▶ [TASK] Copy nothing but the text: reproduce each line of the listing exactly and leave the pictures out.

▶ [DATA EXCERPT]

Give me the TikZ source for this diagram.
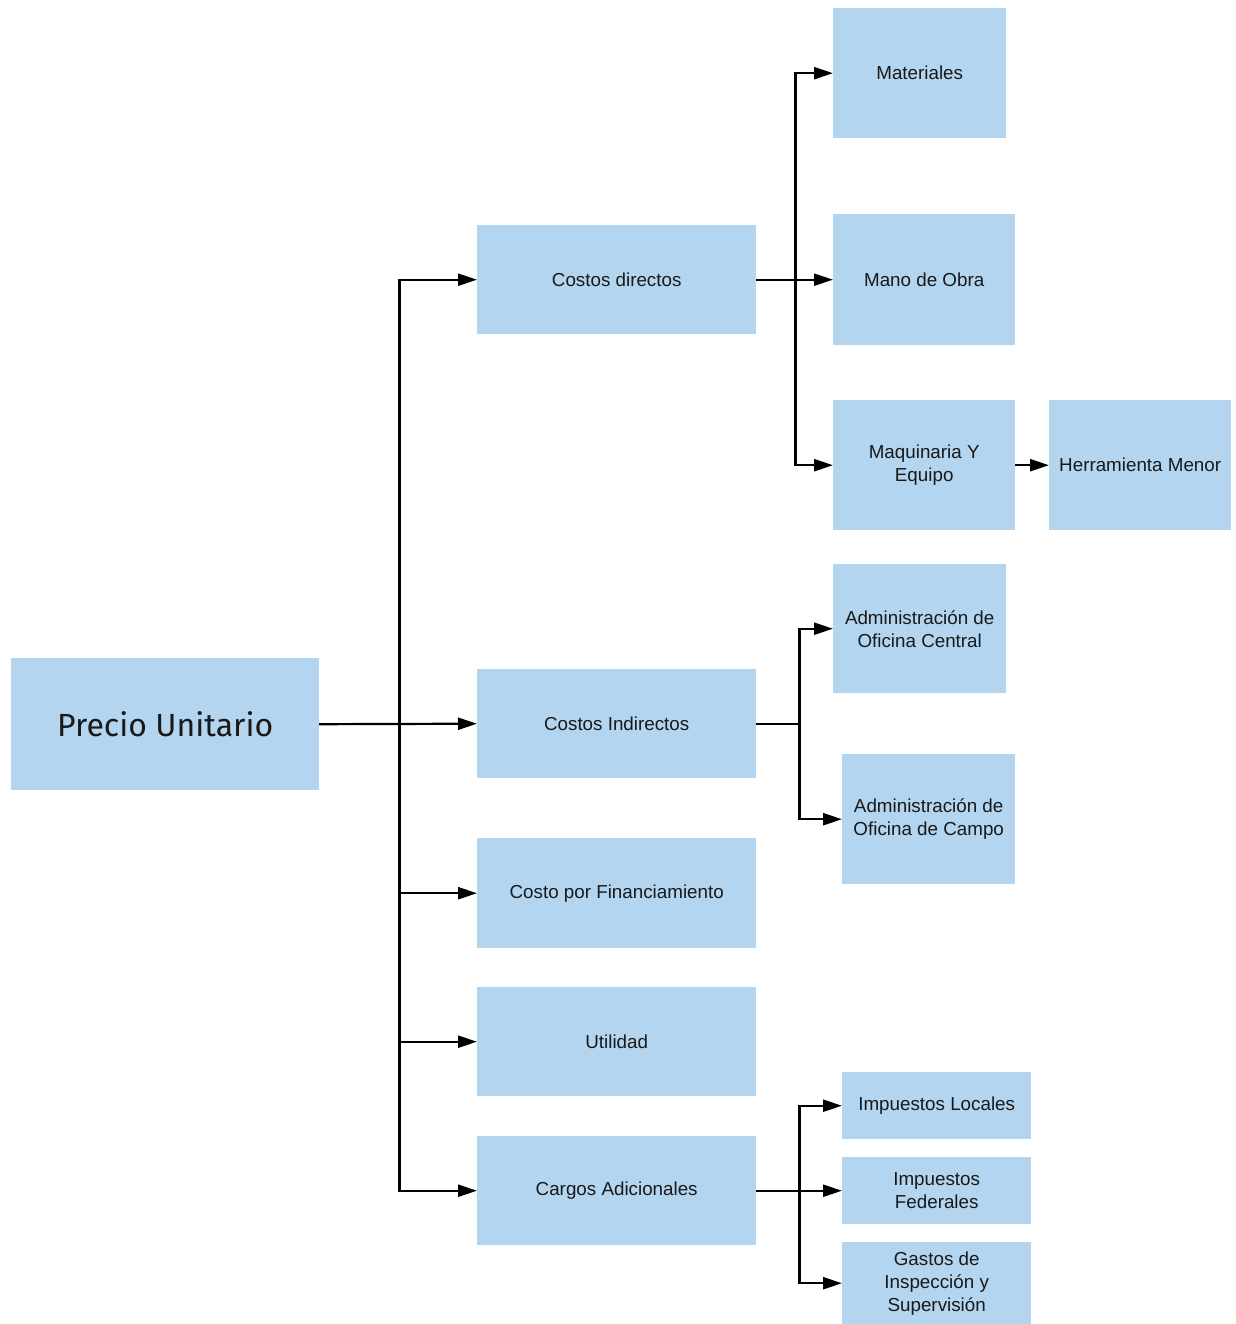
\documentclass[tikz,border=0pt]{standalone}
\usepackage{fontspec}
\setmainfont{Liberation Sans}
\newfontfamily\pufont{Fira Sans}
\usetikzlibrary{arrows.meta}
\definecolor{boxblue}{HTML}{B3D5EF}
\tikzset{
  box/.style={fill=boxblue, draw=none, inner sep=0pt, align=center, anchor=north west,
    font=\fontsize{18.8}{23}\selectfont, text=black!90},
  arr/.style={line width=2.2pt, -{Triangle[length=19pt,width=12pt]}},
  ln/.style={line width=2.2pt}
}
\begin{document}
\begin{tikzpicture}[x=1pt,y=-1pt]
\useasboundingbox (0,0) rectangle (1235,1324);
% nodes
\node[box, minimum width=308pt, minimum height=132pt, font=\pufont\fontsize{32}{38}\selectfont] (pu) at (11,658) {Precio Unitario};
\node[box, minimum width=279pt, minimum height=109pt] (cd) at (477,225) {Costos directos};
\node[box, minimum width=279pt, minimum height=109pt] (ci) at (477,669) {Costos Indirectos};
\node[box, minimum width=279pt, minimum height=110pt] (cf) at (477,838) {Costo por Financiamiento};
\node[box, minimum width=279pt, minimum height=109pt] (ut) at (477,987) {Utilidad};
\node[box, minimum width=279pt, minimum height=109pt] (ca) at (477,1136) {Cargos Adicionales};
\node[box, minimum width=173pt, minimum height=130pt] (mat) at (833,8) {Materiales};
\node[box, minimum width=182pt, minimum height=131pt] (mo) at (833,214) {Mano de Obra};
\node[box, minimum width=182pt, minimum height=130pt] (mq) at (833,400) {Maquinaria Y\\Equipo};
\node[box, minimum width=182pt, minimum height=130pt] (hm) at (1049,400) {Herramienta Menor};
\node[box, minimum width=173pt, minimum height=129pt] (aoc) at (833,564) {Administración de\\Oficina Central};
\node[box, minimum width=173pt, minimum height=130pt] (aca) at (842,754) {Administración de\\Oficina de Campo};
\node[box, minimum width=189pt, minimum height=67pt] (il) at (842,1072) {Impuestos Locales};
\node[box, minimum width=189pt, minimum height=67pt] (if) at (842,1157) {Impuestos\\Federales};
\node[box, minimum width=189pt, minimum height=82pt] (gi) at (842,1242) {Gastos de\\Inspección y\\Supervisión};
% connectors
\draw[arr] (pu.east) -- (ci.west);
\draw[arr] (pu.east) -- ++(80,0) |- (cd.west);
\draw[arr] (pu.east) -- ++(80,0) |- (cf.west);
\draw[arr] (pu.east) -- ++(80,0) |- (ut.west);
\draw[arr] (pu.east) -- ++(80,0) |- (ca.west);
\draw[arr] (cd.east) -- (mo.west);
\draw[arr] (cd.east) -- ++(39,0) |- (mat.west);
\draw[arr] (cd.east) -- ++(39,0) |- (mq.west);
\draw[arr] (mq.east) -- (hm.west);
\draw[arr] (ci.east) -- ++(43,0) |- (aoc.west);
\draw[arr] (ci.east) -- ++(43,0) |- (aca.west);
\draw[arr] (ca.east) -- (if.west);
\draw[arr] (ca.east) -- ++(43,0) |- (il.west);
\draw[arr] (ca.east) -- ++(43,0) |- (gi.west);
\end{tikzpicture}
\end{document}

▶ [RESULT]
Give me the TikZ source for this diagram.
\documentclass[tikz,border=0pt]{standalone}
\usepackage{fontspec}
\setmainfont{Liberation Sans}
\newfontfamily\pufont{Fira Sans}
\usetikzlibrary{arrows.meta}
\definecolor{boxblue}{HTML}{B3D5EF}
\tikzset{
  box/.style={fill=boxblue, draw=none, inner sep=0pt, align=center, anchor=north west,
    font=\fontsize{18.8}{23}\selectfont, text=black!90},
  arr/.style={line width=2.2pt, -{Triangle[length=19pt,width=12pt]}},
  ln/.style={line width=2.2pt}
}
\begin{document}
\begin{tikzpicture}[x=1pt,y=-1pt]
\useasboundingbox (0,0) rectangle (1235,1324);
% nodes
\node[box, minimum width=308pt, minimum height=132pt, font=\pufont\fontsize{32}{38}\selectfont] (pu) at (11,658) {Precio Unitario};
\node[box, minimum width=279pt, minimum height=109pt] (cd) at (477,225) {Costos directos};
\node[box, minimum width=279pt, minimum height=109pt] (ci) at (477,669) {Costos Indirectos};
\node[box, minimum width=279pt, minimum height=110pt] (cf) at (477,838) {Costo por Financiamiento};
\node[box, minimum width=279pt, minimum height=109pt] (ut) at (477,987) {Utilidad};
\node[box, minimum width=279pt, minimum height=109pt] (ca) at (477,1136) {Cargos Adicionales};
\node[box, minimum width=173pt, minimum height=130pt] (mat) at (833,8) {Materiales};
\node[box, minimum width=182pt, minimum height=131pt] (mo) at (833,214) {Mano de Obra};
\node[box, minimum width=182pt, minimum height=130pt] (mq) at (833,400) {Maquinaria Y\\Equipo};
\node[box, minimum width=182pt, minimum height=130pt] (hm) at (1049,400) {Herramienta Menor};
\node[box, minimum width=173pt, minimum height=129pt] (aoc) at (833,564) {Administración de\\Oficina Central};
\node[box, minimum width=173pt, minimum height=130pt] (aca) at (842,754) {Administración de\\Oficina de Campo};
\node[box, minimum width=189pt, minimum height=67pt] (il) at (842,1072) {Impuestos Locales};
\node[box, minimum width=189pt, minimum height=67pt] (if) at (842,1157) {Impuestos\\Federales};
\node[box, minimum width=189pt, minimum height=82pt] (gi) at (842,1242) {Gastos de\\Inspección y\\Supervisión};
% connectors
\draw[arr] (pu.east) -- (ci.west);
\draw[arr] (pu.east) -- ++(80,0) |- (cd.west);
\draw[arr] (pu.east) -- ++(80,0) |- (cf.west);
\draw[arr] (pu.east) -- ++(80,0) |- (ut.west);
\draw[arr] (pu.east) -- ++(80,0) |- (ca.west);
\draw[arr] (cd.east) -- (mo.west);
\draw[arr] (cd.east) -- ++(39,0) |- (mat.west);
\draw[arr] (cd.east) -- ++(39,0) |- (mq.west);
\draw[arr] (mq.east) -- (hm.west);
\draw[arr] (ci.east) -- ++(43,0) |- (aoc.west);
\draw[arr] (ci.east) -- ++(43,0) |- (aca.west);
\draw[arr] (ca.east) -- (if.west);
\draw[arr] (ca.east) -- ++(43,0) |- (il.west);
\draw[arr] (ca.east) -- ++(43,0) |- (gi.west);
\end{tikzpicture}
\end{document}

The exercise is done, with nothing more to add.